Сейчас принято говорить о кризисе искусствознания. Прежде всего отечественного. Иногда – в мировом масштабе. О кризисе искусства говорят реже. Устарело.
Что значит кризис искусствознания? Это значит, что мало кому интересны многотомные перечни «шедевров», организованные по принципу стилистической преемственности. И еще это значит, что все больше профессионалов отказываются считать науку об искусстве «системой категорий, позволяющей мыслить историю художественной деятельности как закономерное целое» (Сергей Даниэль).
Однако если писать об искусстве по-старому больше нельзя, то как нужно?
На этот счет единого мнения нет. Ни иконологический метод Панофского (реконструкция содержательного контекста памятника), ни феноменология искусства Зедльмайра (актуализация «надысторического» смысла посредством «вчувствования»), ни популярный ныне символический интеракционизм (разновидность социологического подхода) не могут претендовать на универсальное объяснение феномена искусства.
Отсутствие общих мест – это и есть кризис. Или либерализация. Это с какой стороны посмотреть.
В одном не сомневается никто – что писать об искусстве нужно. И можно. Это признают даже те, кто в первую очередь ценит в искусстве вербально невыразимое (Олег Аронсон).
Вероятно, именно в этой очевидности и следует искать источник проблемы: в современном обществе искусство обладает статусом безусловной ценности. Не важно, какое это искусство – старое, музейное, или современное, «актуальное». Опровергая и вытесняя друг друга, старое и новое искусство спорят лишь за место, уже зарезервированное для них в общественном сознании. И нам даже трудно представить, что такой общезначимостью искусство обладало не всегда.
Сегодня каждый школьник знает, в чем ранее состояла функция искусства – в подражании природе. Но в современном, технократическом мире искусство уже не подражает природе. Оно замещает ее.
Современный житель мегаполиса чаще смотрит на мишек в сосновом бору, чем на закат солнца.
Современный художник чаще черпает вдохновение из промышленных технологий, чем из наблюдения за органикой живого существа.
Современный философ скорее говорит о природе искусственного, чем о тайнах естественного.
Выходит: человек властвует над природой, а создание его рук властвует над ним.
Вольно или невольно, эту власть испытывает на себе каждый.

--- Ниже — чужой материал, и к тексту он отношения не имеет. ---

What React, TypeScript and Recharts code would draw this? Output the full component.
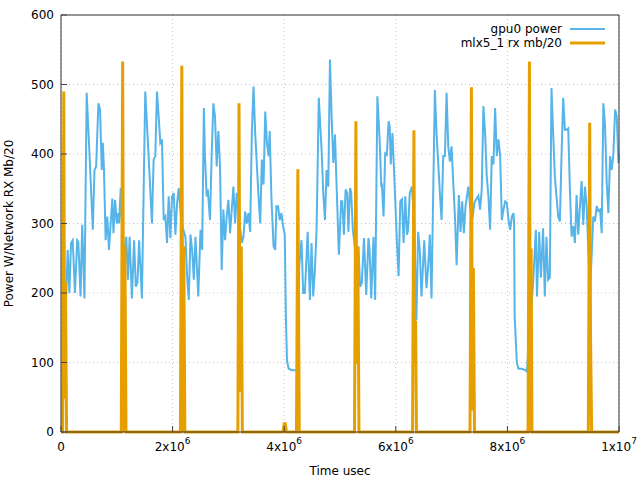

Все, кто пишет сегодня об искусстве, свидетельствуют о господстве художественного образа в современном мире. Каждый по-своему. Например, в предисловии к «Искусству Древней Греции» Людмила Акимова довольно решительно определяет искусство как боговдохновенное действие, являющееся таинством для всех, кроме... искусствоведов: «Не только древние ценители, но и современные художники, будь они интеллектуалами высшей пробы, не могут объяснить свои произведения. Да это и понятно. Ведь их резцом и кистью – так считали и в древности – водит рука Бога, и то, что они пишут и ваяют, результат не их сиюминутных мыслей, а множественного наслоения традиций, отражения подсознательных исканий, тысячелетней культурной памяти. «Объяснять» искусство должны профессионалы». (Какой именно Бог водит рукой художников, если христианский, то с какой стати он водит рукой художников-язычников, - эти и подобные им вопросы, к сожалению, остаются за кадром.)
Другие авторы (более осмотрительные) пишут о собственной зависимости от искусства, как, например, Олег Аронсон, моделирующий искусство (кинематограф) как форму продуцирования коллективных аффектов «слабой общности».
Кто-то из столпов современной философии, кажется, Мартин Хайдеггер, однажды заметил, что атомная бомба взорвалась в поэме Парменида. Возьму на себя смелость установить сходную зависимость: искусство вытеснило природу в тот момент, когда афинские быки потянулись к стоящей на Акрополе корове, созданной искусными руками скульптора Фидия, – спариваться. Результат очевиден: корова не зачала. Так же и произведение искусства. Оно вводит в заблуждение, пока рассматривается как самодостаточная и безусловная ценность. Наслаждение же оно способно доставить лишь тому, кто осознает его нетождественность природе. Но для этого надо вернуть искусству его вторичность.